At the same time, a system of more intensive farming was developing. Before the mid-13th century, large homogeneous estates were a rarity, and it was very unusual for one proprietor to own half or more of a parish. From that time on, however, scattered portions were increasingly consolidated into united farms such as the poderi of modern Tuscany. Profits from commerce were used to build drainage, plant trees, erect homesteads, and acquire livestock, manure, and agricultural instruments. In these areas the common-field system began to disappear, common pasture declined, and a growing number of individual properties were hedged in. Labourers came to live on the farm, leaving the village to house a reserve of casual workers. Thus, by the end of the 14th century, the old landscape of dispersed strips of land and fortified villages had frequently given way to broad estates dominated by country houses, the leisure seats of urban landowners. Yet these developments were in no way uniform, even in the Emilian plain and in Tuscany, where they were most common. In the south the latifundia, the large estates that only a few major landowners owned, continued to exist, but they were now farmed with hired labour.

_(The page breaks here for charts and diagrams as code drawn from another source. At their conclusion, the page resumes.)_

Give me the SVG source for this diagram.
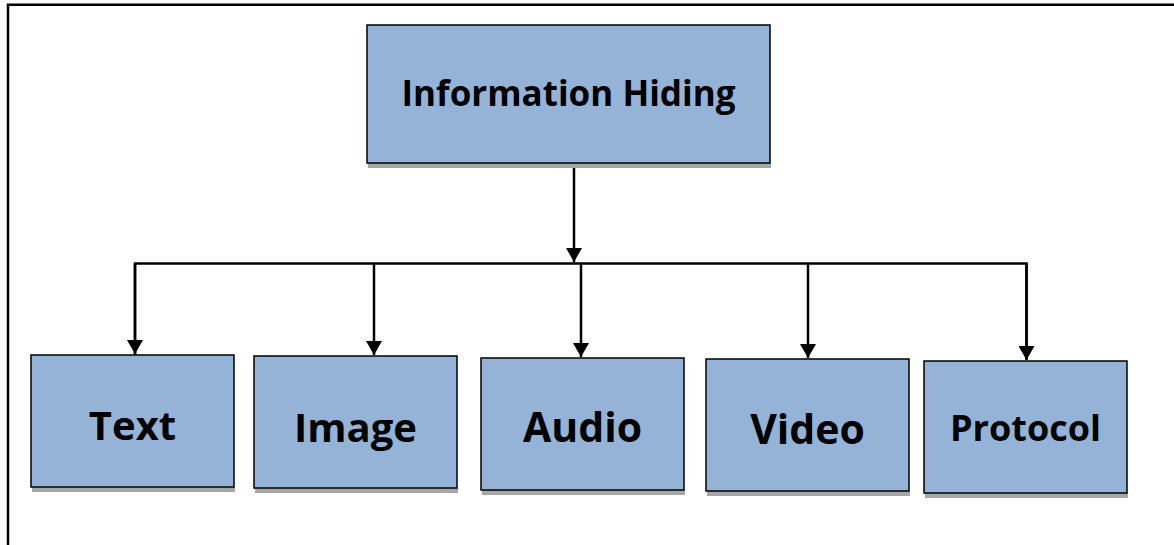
<svg xmlns="http://www.w3.org/2000/svg" width="1174" height="545" viewBox="0 0 1174 545">
  <style>
    .box { fill: #95b3d7; stroke: #000; stroke-width: 1.5; }
    .shadow { fill: #a6a6a6; }
    .label { font-family: "Open Sans", "Liberation Sans", sans-serif; font-weight: bold; fill: #000; text-anchor: middle; font-variant-ligatures: none; }
    .wire { fill: none; stroke: #000; stroke-width: 2.5; }
    .frame { fill: none; stroke: #000; stroke-width: 2.5; }
  </style>
  <defs>
    <marker id="down" markerUnits="userSpaceOnUse" markerWidth="16" markerHeight="16" viewBox="0 0 16 16" refX="8" refY="15" orient="0">
      <path d="M0,1 L16,1 L8,15 Z" fill="#000"/>
    </marker>
  </defs>

  <rect width="1174" height="545" fill="#fff"/>

  <!-- page frame: top and left edges only -->
  <path class="frame" d="M8,545 V4.8 H1174"/>

  <!-- connectors -->
  <g id="connectors">
    <path class="wire" d="M574,164 V262" marker-end="url(#down)"/>
    <path class="wire" d="M135,355 V263.5 H1026.5 V359"/>
    <path class="wire" d="M135,263.5 V354" marker-end="url(#down)"/>
    <path class="wire" d="M374,263.5 V355" marker-end="url(#down)"/>
    <path class="wire" d="M581,263.5 V357" marker-end="url(#down)"/>
    <path class="wire" d="M808,263.5 V358" marker-end="url(#down)"/>
    <path class="wire" d="M1026.5,263.5 V360" marker-end="url(#down)"/>
  </g>

  <g id="information-hiding">
    <rect class="shadow" x="368" y="163" width="403" height="5"/>
    <rect class="box" x="367" y="25" width="403" height="138"/>
    <text class="label" x="568.5" y="106" font-size="35">Information Hiding</text>
  </g>

  <g id="text">
    <rect class="shadow" x="32" y="487" width="203" height="5"/>
    <rect class="box" x="31" y="355" width="203" height="132"/>
    <text class="label" x="132.5" y="440" font-size="40">Text</text>
  </g>

  <g id="image">
    <rect class="shadow" x="255" y="488" width="203" height="5"/>
    <rect class="box" x="254" y="356" width="203" height="132"/>
    <text class="label" x="355.5" y="442" font-size="40">Image</text>
  </g>

  <g id="audio">
    <rect class="shadow" x="482" y="490" width="203" height="5"/>
    <rect class="box" x="481" y="358" width="203" height="132"/>
    <text class="label" x="582.5" y="442" font-size="41">Audio</text>
  </g>

  <g id="video">
    <rect class="shadow" x="707" y="491" width="203" height="5"/>
    <rect class="box" x="706" y="359" width="203" height="132"/>
    <text class="label" x="807.5" y="444" font-size="41">Video</text>
  </g>

  <g id="protocol">
    <rect class="shadow" x="925" y="493" width="203" height="5"/>
    <rect class="box" x="924" y="361" width="203" height="132"/>
    <text class="label" x="1025.5" y="441" font-size="36">Protocol</text>
  </g>
</svg>
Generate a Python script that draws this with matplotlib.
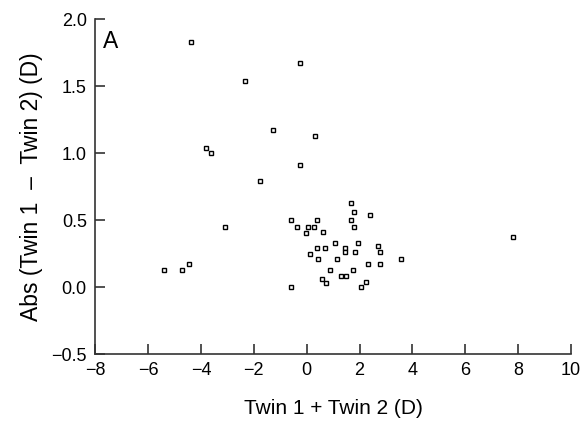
import numpy as np
import matplotlib.pyplot as plt

plt.rcParams['font.family'] = ['Liberation Sans', 'DejaVu Sans']

# twin pairs: sum and absolute difference of refraction (D)
twin_sum = [-4.38, -0.26, -2.34, -1.28, 0.30, -3.81, -3.60, -0.24, -1.77,
            -3.08, -5.40, -4.70, -4.45, -0.59,
            1.67, 1.79, 2.38, 1.67, 1.79, -0.59, -0.37, 0.05, 0.29, 0.40,
            -0.04, 0.60, 1.08, 1.94, 2.68, 2.79, 0.14, 0.40, 0.69, 1.45,
            1.45, 1.81, 0.42, 1.14, 2.33, 2.79, 0.89, 1.74, 1.31, 1.47,
            0.57, 0.72, 2.23, 2.04, 3.55, 7.79]
twin_absdiff = [1.83, 1.67, 1.54, 1.17, 1.13, 1.04, 1.00, 0.91, 0.79,
                0.45, 0.13, 0.13, 0.17, 0.00,
                0.63, 0.56, 0.54, 0.50, 0.45, 0.50, 0.45, 0.45, 0.45, 0.50,
                0.40, 0.41, 0.33, 0.33, 0.31, 0.26, 0.25, 0.29, 0.29, 0.29,
                0.26, 0.26, 0.21, 0.21, 0.17, 0.17, 0.13, 0.13, 0.08, 0.08,
                0.06, 0.03, 0.04, 0.00, 0.21, 0.37]

fig = plt.figure(figsize=(5.87, 4.25), dpi=100)
ax = fig.add_axes([0.162, 0.167, 0.811, 0.788])

ax.plot(twin_sum, twin_absdiff, 's', markersize=3.5, markerfacecolor='white',
        markeredgecolor='black', markeredgewidth=1.0)

ax.set_xlim(-8, 10)
ax.set_ylim(-0.5, 2.0)
ax.set_xticks(np.arange(-8, 11, 2))
ax.set_xticklabels(['\u22128', '\u22126', '\u22124', '\u22122', '0', '2', '4', '6', '8', '10'])
ax.set_yticks(np.arange(-0.5, 2.01, 0.5))
ax.set_yticklabels(['\u22120.5', '0.0', '0.5', '1.0', '1.5', '2.0'])

for side in ['top', 'right']:
    ax.spines[side].set_visible(False)
for side in ['left', 'bottom']:
    ax.spines[side].set_linewidth(1.2)
    ax.spines[side].set_color('#333333')

ax.tick_params(direction='in', length=7, width=1.2, color='#333333',
               labelsize=13, pad=6)

ax.set_xlabel('Twin 1 + Twin 2 (D)', fontsize=15, labelpad=14)
ax.set_ylabel('Abs (Twin 1  \u2013  Twin 2) (D)', fontsize=16.5, labelpad=6)

ax.text(0.017, 0.968, 'A', transform=ax.transAxes, fontsize=16.5,
        va='top', ha='left')

plt.savefig('out.png', dpi=100)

Evidence of bonifiche (drainage works) and the clearing of wasteland suggests a continual expansion in agricultural production up to the 1340s. So, too, trade, manufacture, and banking also prospered in that period. Within the peninsula, communes had to engage in large-scale marketing of food simply to provision the cities. For a town such as Florence, which at the beginning of the 14th century could gain from its own territories just enough food to feed its population for five months of the year, this commerce was literally a matter of survival. But, at the same time, trade in food and other bulk goods was matched by long-distance commerce in luxuries. With the decline of Pisa in the 13th century, Venice and Genoa remained the principal centres of this traffic. Venetians and Genoese had their own quarters and consulates in Syria and Palestine and at Constantinople and Alexandria. Sailing from their ports or traveling inland to Damascus and Aleppo (heads of the Asian caravan routes), they held a virtual monopoly of East-West trade, exchanging wood, steel, and arms for “spices” (the generic name for all precious goods from the East, including pepper, ginger, cinnamon, nutmeg, silk, dyes such as cochineal and indigo, cotton, drugs, and sugar).